One comment I heard from Israelis who watched the rally across the globe was that it changed their perception of American Jewry’s relationship with them. Since October 7, they have seen Jews rally against them in public places, but yesterday they saw 290,000 Jews and allies standing up for them in the most public place in our country.
Tuesday, November 14, was also Rosh Chodesh Kislev. The Jewish month of Kislev contains the holiday of Hanukkah. On the first day of this new month, we rekindled a flame that was perhaps flickering, and we found the courage and strength that we did not think we had in us, like the small jug of oil found in the Beit HaMikdash (Holy Temple) after it was cleansed. My experience at the rally was of a Jewish community that is unified like never before, and ready to stand up together against the hatred and evil permeating our lives. Leading up to this rally, since October 7, I have seen our congregants and Jews around our city come back to the well of the Jewish community. Usually, many take a break from Jewish life after the high holidays, but this year is different. The month of Kislev must be about rededicating ourselves to digging the wells of our ancestors that have been ‘stopped up’. It is time to persistently dig and to make our names known to the world who wants us to go away.
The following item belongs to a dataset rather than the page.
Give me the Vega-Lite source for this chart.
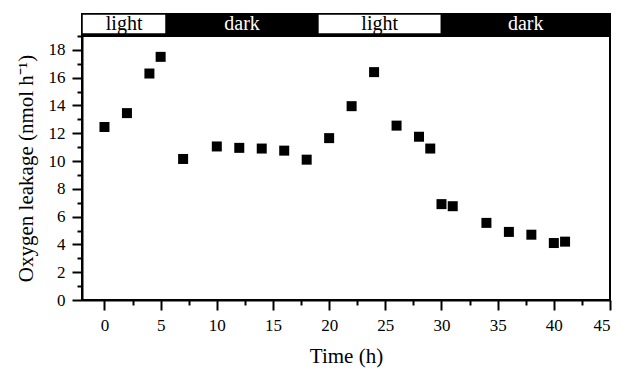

There were incredible speakers, musicians, and moments that we experienced on November 14, 2023, that we will never forget, but the highlight of the day was finding myself standing next to Natan Sharansky, the leader of the 1987 rally, after he spoke and introducing him to my son. Returning to the same well has never felt more meaningful. I hope and pray that we continue to visit the well of Torah, the well of our ancestors, like Isaac did, as we traverse a precarious future. Just as our father Isaac never left the land of Israel, so too may our hearts and minds never leave Israel.
We’ve been through incredibly challenging times before, but we came through it together, bringing the light of God and our ancestors with us, and were victorious. The rally was not the end of our struggle for our people, it was just the beginning, the first spark. May we be victorious again.